Tuesday, July 6, 2010

The Federal Court of Canada has given the federal government seven days to come up with a list of remedies to its breach of Omar Khadr's constitutional rights.

Federal Court presses government on Khadr


The Canadian Press


The Federal Court of Canada has given the federal government seven days to come up with a list of remedies to its breach of Omar Khadr's constitutional rights.



In a decision released Monday, the court said the Canadian citizen, now jailed at the U.S. military prison in Guantanamo Bay, Cuba, is entitled to "procedural fairness and natural justice."
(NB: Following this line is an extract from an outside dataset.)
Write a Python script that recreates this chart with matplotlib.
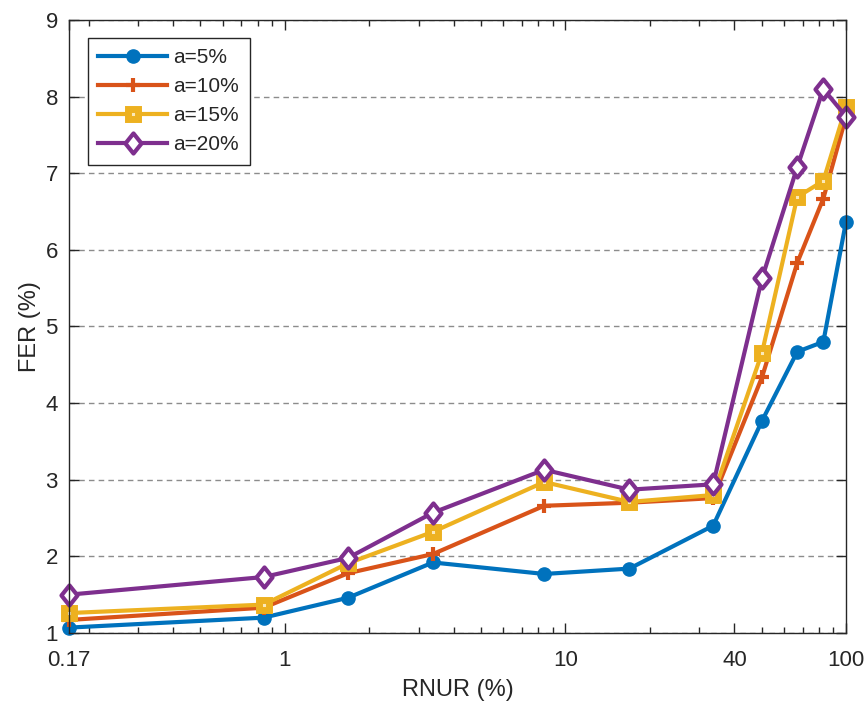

Justice Russel Zinn said Ottawa has not met the standard set by the Supreme Court of Canada when it ordered the federal government to right the wrongs it had brought on the 23-year-old accused of killing a U.S. medic in 2002.



In a January ruling, the court declared Khadr's rights had been violated and demanded the Harper government come up with a remedy.



Khadr's lawyers had requested a judicial review of the government's response.



Khadr's lawyer Nathan Whitling says today's ruling means the government has "once again been called upon by the courts to do the right thing."



So far, the government has refused to repatriate Khadr and has only asked Washington not to use information Canadian officials gleaned from him while he was at Guantanamo Bay.



Corrections and Clarifications

•Omar Khadr's case against the federal government was heard by the Federal Court of Canada, not the Supreme Court of Canada as originally reported.